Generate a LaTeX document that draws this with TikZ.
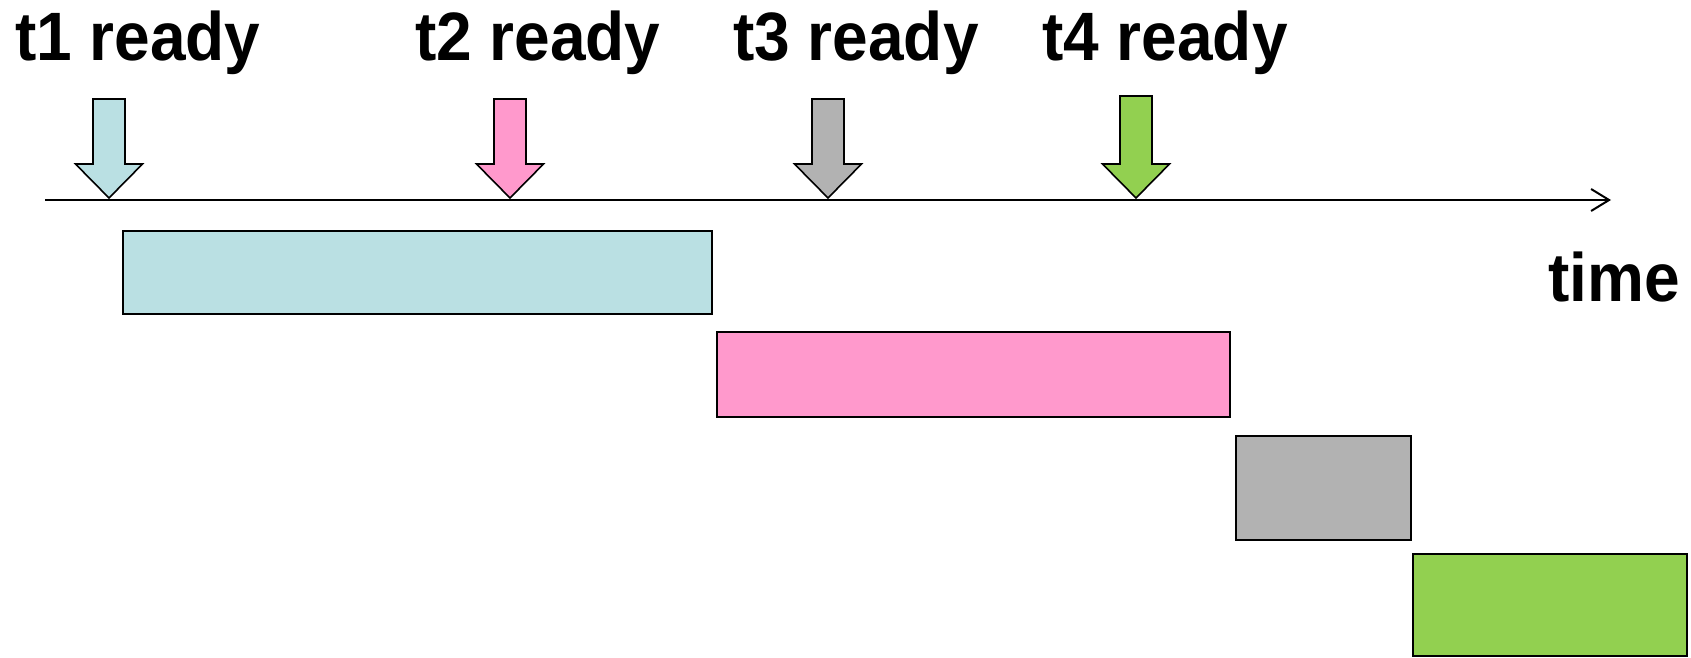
\documentclass[tikz,border=0pt]{standalone}
\usepackage{fontspec}
\setmainfont{Liberation Sans}
\usetikzlibrary{arrows.meta,calc}
\definecolor{taskblue}{RGB}{186,224,227}
\definecolor{taskpink}{RGB}{255,153,204}
\definecolor{taskgray}{RGB}{178,178,178}
\definecolor{taskgreen}{RGB}{146,208,80}
% bold heading text, stretched a little upward
\newcommand\tallbold[1]{\scalebox{1}[1.07]{#1}}
\tikzset{
  lbl/.style={inner sep=0pt, anchor=base west, font=\bfseries\fontsize{64}{72}\selectfont},
  taskbox/.style={draw=black, line width=2.2pt, inner sep=0pt, anchor=north west},
  readyarrow/.style={draw=black, line width=1.6pt, line join=miter},
  axisline/.style={line width=2pt, -{Straight Barb[length=18pt,width=22pt,line width=2pt]}}
}
% down-pointing block arrow: name, centre x, top y, fill colour
\newcommand\readymark[4]{%
  \coordinate (#1) at (#2,198);
  \filldraw[readyarrow, fill=#4]
    ($(#1)+(-16,{#3-198})$) -- ($(#1)+(16,{#3-198})$) -- ($(#1)+(16,-34)$) --
    ($(#1)+(33.5,-34)$) -- (#1) -- ($(#1)+(-33.5,-34)$) -- ($(#1)+(-16,-34)$) -- cycle;
}
\begin{document}
\begin{tikzpicture}[x=1pt,y=-1pt]
\useasboundingbox (0,0) rectangle (1691,658);

% labels
\node[lbl] (l1) at (15,61) {\tallbold{t1 ready}};
\node[lbl] (l2) at (415,61) {\tallbold{t2 ready}};
\node[lbl] (l3) at (733,61) {\tallbold{t3 ready}};
\node[lbl] (l4) at (1042,61) {\tallbold{t4 ready}};
\node[lbl, anchor=base east] (ltime) at (1680,301) {\tallbold{time}};

% time axis
\coordinate (axstart) at (45,200);
\coordinate (axend) at (1611,200);
\draw[axisline] (axstart) -- (axend);

% ready markers
\readymark{a1}{109}{99}{taskblue}
\readymark{a2}{510}{99}{taskpink}
\readymark{a3}{828}{99}{taskgray}
\readymark{a4}{1136}{96}{taskgreen}

% execution intervals
\node[taskbox, fill=taskblue, minimum width=589pt, minimum height=83pt] (b1) at (122,230) {};
\node[taskbox, fill=taskpink, minimum width=513pt, minimum height=85pt] (b2) at (716,331) {};
\node[taskbox, fill=taskgray, minimum width=175pt, minimum height=104pt] (b3) at (1235,435) {};
\node[taskbox, fill=taskgreen, minimum width=274pt, minimum height=102pt] (b4) at (1412,553) {};
\end{tikzpicture}
\end{document}
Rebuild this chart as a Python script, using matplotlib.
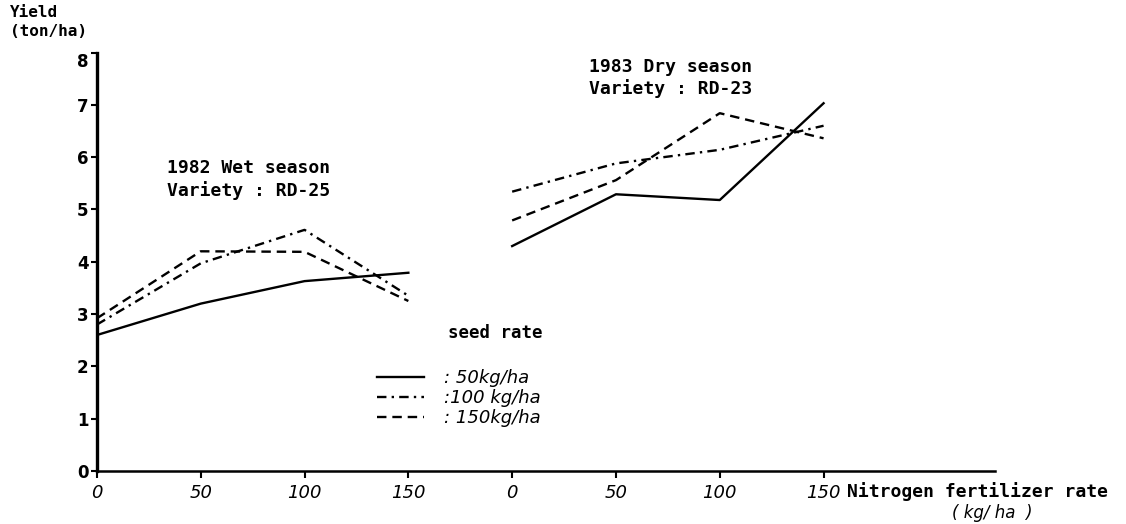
import matplotlib
matplotlib.use('Agg')
import matplotlib.pyplot as plt

# nitrogen rates (kg/ha); the dry season group is drawn to the right of the wet one
n_rate = [0, 50, 100, 150]
dry_offset = 200
x_ticks = [0, 50, 100, 150, 200, 250, 300, 350]
x_tick_labels = ['0', '50', '100', '150', '0', '50', '100', '150']

# 1982 wet season, variety RD-25 (yield, ton/ha)
wet_seed50 = [2.6, 3.2, 3.63, 3.79]
wet_seed100 = [2.8, 3.97, 4.61, 3.35]
wet_seed150 = [2.92, 4.2, 4.19, 3.25]

# 1983 dry season, variety RD-23
dry_seed50 = [4.3, 5.29, 5.18, 7.03]
dry_seed100 = [5.34, 5.88, 6.14, 6.6]
dry_seed150 = [4.79, 5.56, 6.84, 6.36]

seed_labels = [': 50kg/ha', ':100 kg/ha', ': 150kg/ha']

mono = 'DejaVu Sans Mono'

fig = plt.figure(figsize=(11.26, 5.24), dpi=100)
ax = fig.add_axes([0.0861, 0.1011, 0.7976, 0.7987])

dry_x = [v + dry_offset for v in n_rate]
lw = 1.7
solid = dict(color='black', lw=lw, linestyle='-')
dashdot = dict(color='black', lw=lw, linestyle=(0, (4, 2.2, 1, 2.2)))
dashed = dict(color='black', lw=lw, linestyle=(0, (4, 2.5)))

h1, = ax.plot(n_rate, wet_seed50, **solid)
h2, = ax.plot(n_rate, wet_seed100, **dashdot)
h3, = ax.plot(n_rate, wet_seed150, **dashed)
ax.plot(dry_x, dry_seed50, **solid)
ax.plot(dry_x, dry_seed100, **dashdot)
ax.plot(dry_x, dry_seed150, **dashed)

ax.set_xlim(0, 432.6)
ax.set_ylim(0, 8)
ax.set_xticks(x_ticks)
ax.set_xticklabels(x_tick_labels, fontstyle='italic', fontsize=13)
ax.set_yticks(range(0, 9))
ax.set_yticklabels([str(i) for i in range(0, 9)], fontweight='bold', fontsize=12)
# the "8" sits a little below its tick in the original
ax.get_yticklabels()[-1].set_verticalalignment('top')

ax.spines['top'].set_visible(False)
ax.spines['right'].set_visible(False)
ax.spines['left'].set_linewidth(2.4)
ax.spines['bottom'].set_linewidth(1.8)
ax.tick_params(axis='y', length=4, width=1.5, pad=2)
ax.tick_params(axis='x', length=5, width=1.5, pad=4)

fig.text(0.009, 0.99, 'Yield\n(ton/ha)', family=mono, fontweight='bold',
         fontsize=11.5, va='top', ha='left', linespacing=1.3)

ax.text(33.7, 5.97, '1982 Wet season\nVariety : RD-25', family=mono,
        fontweight='bold', fontsize=13, va='top', ha='left', linespacing=1.3)
ax.text(236.8, 7.9, '1983 Dry season\nVariety : RD-23', family=mono,
        fontweight='bold', fontsize=13, va='top', ha='left', linespacing=1.2)
ax.text(169, 2.64, 'seed rate', family=mono, fontweight='bold',
        fontsize=12.5, va='center', ha='left')

ax.legend([h1, h2, h3], seed_labels, loc='upper left',
          bbox_to_anchor=(377 / 1126, 1 - 369 / 524),
          bbox_transform=fig.transFigure, frameon=False, borderpad=0,
          borderaxespad=0, handlelength=2.6, handletextpad=1.1,
          labelspacing=0.12, prop={'style': 'italic', 'size': 13})

fig.text(847 / 1126, 1 - 492 / 524, 'Nitrogen fertilizer rate', family=mono,
         fontweight='bold', fontsize=13, va='center', ha='left')
fig.text(952 / 1126, 1 - 513 / 524, '( kg/ ha  )', fontstyle='italic',
         fontsize=12, va='center', ha='left')

fig.savefig('out.png', dpi=100)
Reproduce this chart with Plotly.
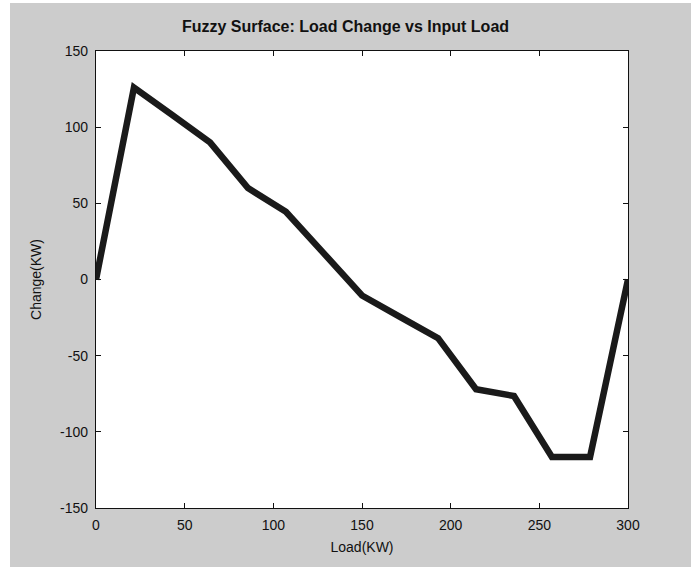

What you need to do> Tally the lines in the records above that contain the word "this", and give only that number.

The output> 3